### What needs to be done
Leave out the pictures and repeat the data exactly.

### Data provided

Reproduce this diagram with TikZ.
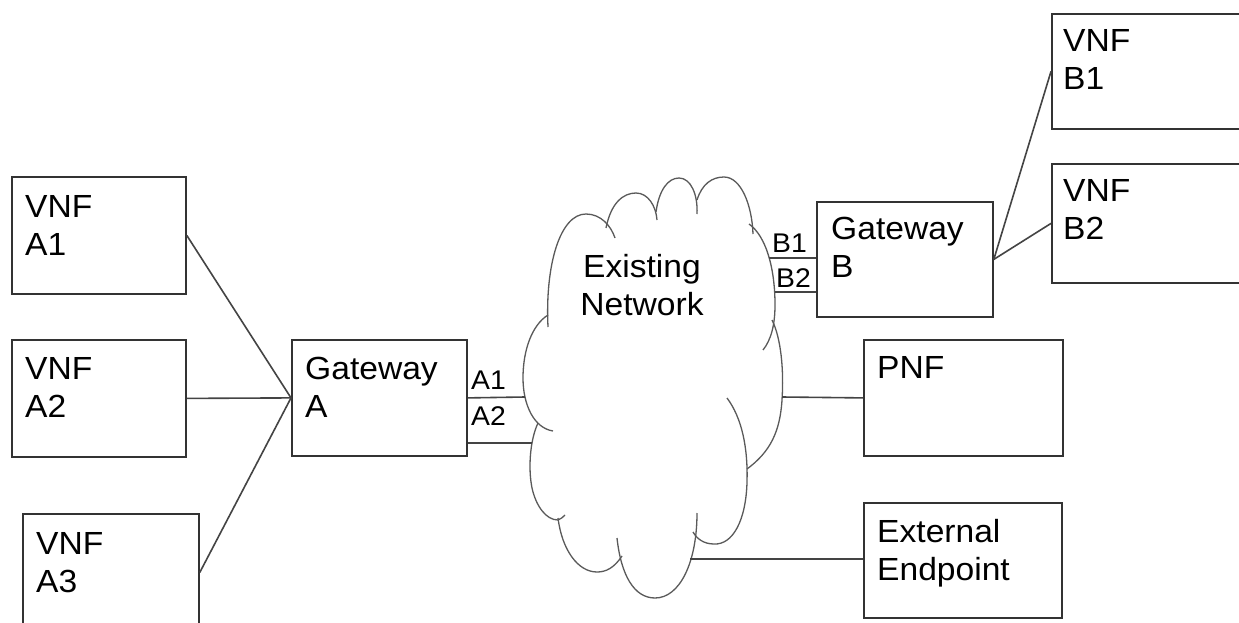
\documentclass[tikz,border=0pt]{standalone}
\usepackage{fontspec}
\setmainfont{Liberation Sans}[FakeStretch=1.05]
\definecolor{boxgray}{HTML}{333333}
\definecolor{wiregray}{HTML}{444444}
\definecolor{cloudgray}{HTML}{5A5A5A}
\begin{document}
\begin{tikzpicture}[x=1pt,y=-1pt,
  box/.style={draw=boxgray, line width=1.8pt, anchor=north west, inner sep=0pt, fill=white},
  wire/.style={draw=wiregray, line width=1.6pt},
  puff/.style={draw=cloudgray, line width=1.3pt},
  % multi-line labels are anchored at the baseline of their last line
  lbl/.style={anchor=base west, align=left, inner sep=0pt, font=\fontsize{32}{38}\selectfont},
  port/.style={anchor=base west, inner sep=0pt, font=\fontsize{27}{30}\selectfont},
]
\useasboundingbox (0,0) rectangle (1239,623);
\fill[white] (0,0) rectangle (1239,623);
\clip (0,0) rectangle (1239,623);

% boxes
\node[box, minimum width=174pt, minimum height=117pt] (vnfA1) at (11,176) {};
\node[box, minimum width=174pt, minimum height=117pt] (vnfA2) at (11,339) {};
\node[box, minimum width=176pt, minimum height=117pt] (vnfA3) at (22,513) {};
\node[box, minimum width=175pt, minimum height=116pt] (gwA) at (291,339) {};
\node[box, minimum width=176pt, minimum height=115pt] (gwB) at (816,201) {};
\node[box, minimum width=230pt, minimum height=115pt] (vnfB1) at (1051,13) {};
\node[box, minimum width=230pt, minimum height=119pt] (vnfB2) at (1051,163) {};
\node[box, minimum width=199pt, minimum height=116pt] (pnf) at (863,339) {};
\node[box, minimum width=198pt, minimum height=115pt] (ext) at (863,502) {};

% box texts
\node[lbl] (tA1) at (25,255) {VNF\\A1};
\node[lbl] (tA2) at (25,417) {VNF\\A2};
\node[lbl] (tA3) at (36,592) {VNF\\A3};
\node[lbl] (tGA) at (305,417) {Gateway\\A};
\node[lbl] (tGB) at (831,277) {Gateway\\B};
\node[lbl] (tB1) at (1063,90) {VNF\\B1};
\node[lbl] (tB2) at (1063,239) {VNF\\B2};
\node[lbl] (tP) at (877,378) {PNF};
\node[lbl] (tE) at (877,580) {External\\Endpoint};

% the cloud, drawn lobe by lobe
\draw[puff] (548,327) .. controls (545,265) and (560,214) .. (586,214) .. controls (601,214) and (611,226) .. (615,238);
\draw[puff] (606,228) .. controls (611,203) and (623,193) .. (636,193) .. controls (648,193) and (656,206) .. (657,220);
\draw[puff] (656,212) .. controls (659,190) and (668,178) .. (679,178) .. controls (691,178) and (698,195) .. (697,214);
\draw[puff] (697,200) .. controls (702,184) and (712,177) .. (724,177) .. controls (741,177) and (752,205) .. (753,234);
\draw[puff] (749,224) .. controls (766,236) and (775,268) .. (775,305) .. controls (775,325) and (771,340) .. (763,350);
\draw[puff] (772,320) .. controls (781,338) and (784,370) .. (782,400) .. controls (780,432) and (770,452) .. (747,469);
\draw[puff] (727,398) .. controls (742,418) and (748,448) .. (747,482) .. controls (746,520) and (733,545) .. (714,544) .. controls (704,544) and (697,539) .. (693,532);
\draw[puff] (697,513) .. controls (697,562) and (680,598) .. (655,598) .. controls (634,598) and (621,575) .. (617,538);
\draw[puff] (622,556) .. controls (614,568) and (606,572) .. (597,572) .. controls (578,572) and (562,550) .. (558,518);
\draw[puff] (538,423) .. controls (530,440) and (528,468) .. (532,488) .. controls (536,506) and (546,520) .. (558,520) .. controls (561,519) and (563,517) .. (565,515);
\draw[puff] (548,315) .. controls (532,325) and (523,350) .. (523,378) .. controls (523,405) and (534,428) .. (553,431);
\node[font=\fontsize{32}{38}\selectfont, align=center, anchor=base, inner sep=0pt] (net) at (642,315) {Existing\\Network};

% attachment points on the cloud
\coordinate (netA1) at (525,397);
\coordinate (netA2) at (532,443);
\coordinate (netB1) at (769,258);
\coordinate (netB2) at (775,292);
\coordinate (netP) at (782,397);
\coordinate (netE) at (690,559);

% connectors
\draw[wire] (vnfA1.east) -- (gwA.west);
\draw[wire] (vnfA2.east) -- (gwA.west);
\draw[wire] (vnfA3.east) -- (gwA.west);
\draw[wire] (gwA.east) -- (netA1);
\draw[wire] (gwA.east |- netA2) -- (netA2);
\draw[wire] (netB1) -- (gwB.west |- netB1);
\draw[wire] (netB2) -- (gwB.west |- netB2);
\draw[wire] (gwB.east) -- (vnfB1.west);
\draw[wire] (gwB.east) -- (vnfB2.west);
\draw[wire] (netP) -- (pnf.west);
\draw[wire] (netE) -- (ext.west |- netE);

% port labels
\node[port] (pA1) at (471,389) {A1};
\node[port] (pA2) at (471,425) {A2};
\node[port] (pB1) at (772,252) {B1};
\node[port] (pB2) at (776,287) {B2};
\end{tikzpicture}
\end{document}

### Right answer
Reproduce this diagram with TikZ.
\documentclass[tikz,border=0pt]{standalone}
\usepackage{fontspec}
\setmainfont{Liberation Sans}[FakeStretch=1.05]
\definecolor{boxgray}{HTML}{333333}
\definecolor{wiregray}{HTML}{444444}
\definecolor{cloudgray}{HTML}{5A5A5A}
\begin{document}
\begin{tikzpicture}[x=1pt,y=-1pt,
  box/.style={draw=boxgray, line width=1.8pt, anchor=north west, inner sep=0pt, fill=white},
  wire/.style={draw=wiregray, line width=1.6pt},
  puff/.style={draw=cloudgray, line width=1.3pt},
  % multi-line labels are anchored at the baseline of their last line
  lbl/.style={anchor=base west, align=left, inner sep=0pt, font=\fontsize{32}{38}\selectfont},
  port/.style={anchor=base west, inner sep=0pt, font=\fontsize{27}{30}\selectfont},
]
\useasboundingbox (0,0) rectangle (1239,623);
\fill[white] (0,0) rectangle (1239,623);
\clip (0,0) rectangle (1239,623);

% boxes
\node[box, minimum width=174pt, minimum height=117pt] (vnfA1) at (11,176) {};
\node[box, minimum width=174pt, minimum height=117pt] (vnfA2) at (11,339) {};
\node[box, minimum width=176pt, minimum height=117pt] (vnfA3) at (22,513) {};
\node[box, minimum width=175pt, minimum height=116pt] (gwA) at (291,339) {};
\node[box, minimum width=176pt, minimum height=115pt] (gwB) at (816,201) {};
\node[box, minimum width=230pt, minimum height=115pt] (vnfB1) at (1051,13) {};
\node[box, minimum width=230pt, minimum height=119pt] (vnfB2) at (1051,163) {};
\node[box, minimum width=199pt, minimum height=116pt] (pnf) at (863,339) {};
\node[box, minimum width=198pt, minimum height=115pt] (ext) at (863,502) {};

% box texts
\node[lbl] (tA1) at (25,255) {VNF\\A1};
\node[lbl] (tA2) at (25,417) {VNF\\A2};
\node[lbl] (tA3) at (36,592) {VNF\\A3};
\node[lbl] (tGA) at (305,417) {Gateway\\A};
\node[lbl] (tGB) at (831,277) {Gateway\\B};
\node[lbl] (tB1) at (1063,90) {VNF\\B1};
\node[lbl] (tB2) at (1063,239) {VNF\\B2};
\node[lbl] (tP) at (877,378) {PNF};
\node[lbl] (tE) at (877,580) {External\\Endpoint};

% the cloud, drawn lobe by lobe
\draw[puff] (548,327) .. controls (545,265) and (560,214) .. (586,214) .. controls (601,214) and (611,226) .. (615,238);
\draw[puff] (606,228) .. controls (611,203) and (623,193) .. (636,193) .. controls (648,193) and (656,206) .. (657,220);
\draw[puff] (656,212) .. controls (659,190) and (668,178) .. (679,178) .. controls (691,178) and (698,195) .. (697,214);
\draw[puff] (697,200) .. controls (702,184) and (712,177) .. (724,177) .. controls (741,177) and (752,205) .. (753,234);
\draw[puff] (749,224) .. controls (766,236) and (775,268) .. (775,305) .. controls (775,325) and (771,340) .. (763,350);
\draw[puff] (772,320) .. controls (781,338) and (784,370) .. (782,400) .. controls (780,432) and (770,452) .. (747,469);
\draw[puff] (727,398) .. controls (742,418) and (748,448) .. (747,482) .. controls (746,520) and (733,545) .. (714,544) .. controls (704,544) and (697,539) .. (693,532);
\draw[puff] (697,513) .. controls (697,562) and (680,598) .. (655,598) .. controls (634,598) and (621,575) .. (617,538);
\draw[puff] (622,556) .. controls (614,568) and (606,572) .. (597,572) .. controls (578,572) and (562,550) .. (558,518);
\draw[puff] (538,423) .. controls (530,440) and (528,468) .. (532,488) .. controls (536,506) and (546,520) .. (558,520) .. controls (561,519) and (563,517) .. (565,515);
\draw[puff] (548,315) .. controls (532,325) and (523,350) .. (523,378) .. controls (523,405) and (534,428) .. (553,431);
\node[font=\fontsize{32}{38}\selectfont, align=center, anchor=base, inner sep=0pt] (net) at (642,315) {Existing\\Network};

% attachment points on the cloud
\coordinate (netA1) at (525,397);
\coordinate (netA2) at (532,443);
\coordinate (netB1) at (769,258);
\coordinate (netB2) at (775,292);
\coordinate (netP) at (782,397);
\coordinate (netE) at (690,559);

% connectors
\draw[wire] (vnfA1.east) -- (gwA.west);
\draw[wire] (vnfA2.east) -- (gwA.west);
\draw[wire] (vnfA3.east) -- (gwA.west);
\draw[wire] (gwA.east) -- (netA1);
\draw[wire] (gwA.east |- netA2) -- (netA2);
\draw[wire] (netB1) -- (gwB.west |- netB1);
\draw[wire] (netB2) -- (gwB.west |- netB2);
\draw[wire] (gwB.east) -- (vnfB1.west);
\draw[wire] (gwB.east) -- (vnfB2.west);
\draw[wire] (netP) -- (pnf.west);
\draw[wire] (netE) -- (ext.west |- netE);

% port labels
\node[port] (pA1) at (471,389) {A1};
\node[port] (pA2) at (471,425) {A2};
\node[port] (pB1) at (772,252) {B1};
\node[port] (pB2) at (776,287) {B2};
\end{tikzpicture}
\end{document}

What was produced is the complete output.